> _Directions_
Set out each line from the following listing that includes the word "TypeScript".

> _Excerpted data_
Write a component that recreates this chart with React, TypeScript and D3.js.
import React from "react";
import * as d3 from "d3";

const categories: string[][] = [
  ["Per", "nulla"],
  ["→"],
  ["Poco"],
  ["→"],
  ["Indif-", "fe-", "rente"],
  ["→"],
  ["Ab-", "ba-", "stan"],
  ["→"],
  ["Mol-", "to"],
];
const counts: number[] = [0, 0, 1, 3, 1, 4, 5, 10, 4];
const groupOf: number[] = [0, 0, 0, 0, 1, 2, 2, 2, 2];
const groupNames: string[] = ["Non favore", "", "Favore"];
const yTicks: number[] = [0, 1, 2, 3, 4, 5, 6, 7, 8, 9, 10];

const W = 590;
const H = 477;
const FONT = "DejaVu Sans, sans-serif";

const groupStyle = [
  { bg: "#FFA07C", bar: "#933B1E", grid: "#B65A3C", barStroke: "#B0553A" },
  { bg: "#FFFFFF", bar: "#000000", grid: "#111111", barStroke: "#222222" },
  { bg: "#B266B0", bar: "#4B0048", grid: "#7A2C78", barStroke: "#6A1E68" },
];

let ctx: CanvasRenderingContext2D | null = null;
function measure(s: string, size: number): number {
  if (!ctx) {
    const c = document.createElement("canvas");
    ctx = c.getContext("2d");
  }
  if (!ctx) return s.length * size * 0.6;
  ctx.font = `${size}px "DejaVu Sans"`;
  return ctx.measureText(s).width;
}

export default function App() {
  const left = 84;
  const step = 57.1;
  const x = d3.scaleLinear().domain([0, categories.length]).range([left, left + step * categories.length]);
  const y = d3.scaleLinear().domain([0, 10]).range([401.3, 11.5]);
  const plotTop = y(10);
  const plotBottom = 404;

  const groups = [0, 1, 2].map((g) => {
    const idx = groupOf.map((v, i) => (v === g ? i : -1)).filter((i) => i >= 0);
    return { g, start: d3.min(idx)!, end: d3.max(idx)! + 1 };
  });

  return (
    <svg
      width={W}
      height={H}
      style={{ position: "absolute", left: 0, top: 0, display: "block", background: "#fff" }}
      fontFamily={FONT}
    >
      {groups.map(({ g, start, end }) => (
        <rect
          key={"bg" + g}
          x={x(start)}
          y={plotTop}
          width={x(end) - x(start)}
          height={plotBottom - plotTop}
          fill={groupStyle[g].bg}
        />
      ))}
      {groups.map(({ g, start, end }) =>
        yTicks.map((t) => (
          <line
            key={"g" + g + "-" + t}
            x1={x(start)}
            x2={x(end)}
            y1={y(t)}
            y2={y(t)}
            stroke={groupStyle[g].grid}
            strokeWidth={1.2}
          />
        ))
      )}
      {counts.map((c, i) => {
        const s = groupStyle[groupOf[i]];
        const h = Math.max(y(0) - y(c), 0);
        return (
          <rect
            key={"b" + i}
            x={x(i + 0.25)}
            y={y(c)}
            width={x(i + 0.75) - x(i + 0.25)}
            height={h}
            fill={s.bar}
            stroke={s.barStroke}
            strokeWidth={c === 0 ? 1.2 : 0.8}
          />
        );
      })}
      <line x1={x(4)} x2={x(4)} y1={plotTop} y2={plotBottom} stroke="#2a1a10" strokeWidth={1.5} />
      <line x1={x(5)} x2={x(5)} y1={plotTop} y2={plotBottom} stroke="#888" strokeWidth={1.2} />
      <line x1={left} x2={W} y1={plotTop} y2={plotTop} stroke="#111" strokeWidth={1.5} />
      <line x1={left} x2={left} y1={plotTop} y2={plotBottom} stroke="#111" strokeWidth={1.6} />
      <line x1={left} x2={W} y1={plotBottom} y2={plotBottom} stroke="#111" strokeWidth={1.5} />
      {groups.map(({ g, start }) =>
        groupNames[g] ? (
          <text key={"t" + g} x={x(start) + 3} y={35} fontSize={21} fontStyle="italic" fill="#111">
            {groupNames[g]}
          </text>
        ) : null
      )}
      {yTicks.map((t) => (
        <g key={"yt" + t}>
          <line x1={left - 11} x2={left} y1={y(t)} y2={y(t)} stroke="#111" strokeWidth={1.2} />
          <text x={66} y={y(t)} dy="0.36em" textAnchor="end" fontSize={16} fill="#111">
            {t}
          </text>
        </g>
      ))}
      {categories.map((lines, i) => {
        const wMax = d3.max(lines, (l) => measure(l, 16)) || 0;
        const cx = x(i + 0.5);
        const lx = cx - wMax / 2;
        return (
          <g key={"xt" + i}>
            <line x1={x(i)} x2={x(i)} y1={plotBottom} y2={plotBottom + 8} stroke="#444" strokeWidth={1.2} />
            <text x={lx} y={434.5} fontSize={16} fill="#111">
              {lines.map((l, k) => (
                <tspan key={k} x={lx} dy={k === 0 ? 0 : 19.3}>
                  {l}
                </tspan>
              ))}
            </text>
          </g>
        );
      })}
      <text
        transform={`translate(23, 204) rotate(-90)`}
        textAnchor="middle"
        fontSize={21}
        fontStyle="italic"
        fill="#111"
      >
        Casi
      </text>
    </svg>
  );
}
---
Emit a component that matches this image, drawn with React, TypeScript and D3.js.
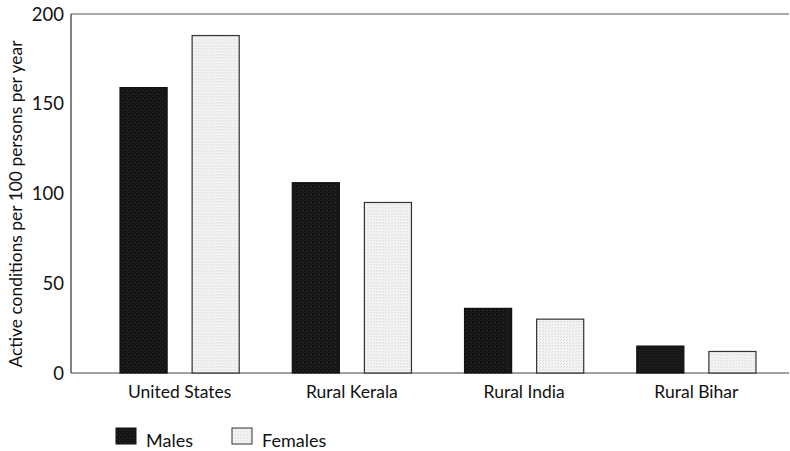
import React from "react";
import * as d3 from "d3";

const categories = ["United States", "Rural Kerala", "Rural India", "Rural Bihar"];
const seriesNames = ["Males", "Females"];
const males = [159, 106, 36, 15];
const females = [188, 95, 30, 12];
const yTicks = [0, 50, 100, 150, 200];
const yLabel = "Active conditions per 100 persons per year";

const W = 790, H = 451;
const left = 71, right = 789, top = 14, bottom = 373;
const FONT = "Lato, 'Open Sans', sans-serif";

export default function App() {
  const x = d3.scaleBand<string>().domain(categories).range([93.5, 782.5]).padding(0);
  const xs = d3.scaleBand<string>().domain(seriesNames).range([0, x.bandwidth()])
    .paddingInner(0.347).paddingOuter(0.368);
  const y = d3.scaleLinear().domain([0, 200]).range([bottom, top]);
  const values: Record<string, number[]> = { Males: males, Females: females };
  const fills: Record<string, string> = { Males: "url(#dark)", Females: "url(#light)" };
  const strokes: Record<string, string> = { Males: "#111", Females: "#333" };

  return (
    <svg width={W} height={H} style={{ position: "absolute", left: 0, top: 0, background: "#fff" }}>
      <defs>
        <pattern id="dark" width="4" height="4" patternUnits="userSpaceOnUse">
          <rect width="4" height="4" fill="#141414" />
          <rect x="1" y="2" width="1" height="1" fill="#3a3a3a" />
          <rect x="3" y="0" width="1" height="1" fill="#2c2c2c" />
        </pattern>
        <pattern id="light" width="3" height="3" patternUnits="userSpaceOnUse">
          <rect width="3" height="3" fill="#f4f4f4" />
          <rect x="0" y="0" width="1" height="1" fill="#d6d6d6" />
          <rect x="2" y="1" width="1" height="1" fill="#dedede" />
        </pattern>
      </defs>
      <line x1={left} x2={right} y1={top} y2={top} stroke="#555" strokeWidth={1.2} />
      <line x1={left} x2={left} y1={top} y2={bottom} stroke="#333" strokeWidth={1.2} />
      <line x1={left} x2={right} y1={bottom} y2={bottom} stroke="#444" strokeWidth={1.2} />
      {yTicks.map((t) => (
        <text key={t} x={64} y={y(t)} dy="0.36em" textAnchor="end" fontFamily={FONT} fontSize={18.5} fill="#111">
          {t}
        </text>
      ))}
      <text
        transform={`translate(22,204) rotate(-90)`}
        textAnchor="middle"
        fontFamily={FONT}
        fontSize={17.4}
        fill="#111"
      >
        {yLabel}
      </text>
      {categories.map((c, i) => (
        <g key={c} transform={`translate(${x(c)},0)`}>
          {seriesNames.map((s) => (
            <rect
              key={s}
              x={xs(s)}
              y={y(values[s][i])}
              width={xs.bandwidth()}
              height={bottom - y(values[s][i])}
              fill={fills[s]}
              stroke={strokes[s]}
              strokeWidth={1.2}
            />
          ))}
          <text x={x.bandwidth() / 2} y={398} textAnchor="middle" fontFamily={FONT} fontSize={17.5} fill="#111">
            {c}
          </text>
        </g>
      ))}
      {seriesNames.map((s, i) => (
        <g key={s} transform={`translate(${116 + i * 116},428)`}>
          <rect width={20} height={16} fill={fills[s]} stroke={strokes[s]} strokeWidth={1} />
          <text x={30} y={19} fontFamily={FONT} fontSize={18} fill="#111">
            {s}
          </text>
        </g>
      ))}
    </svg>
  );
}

> _Result for this exercise_
Write a component that recreates this chart with React, TypeScript and D3.js.
Emit a component that matches this image, drawn with React, TypeScript and D3.js.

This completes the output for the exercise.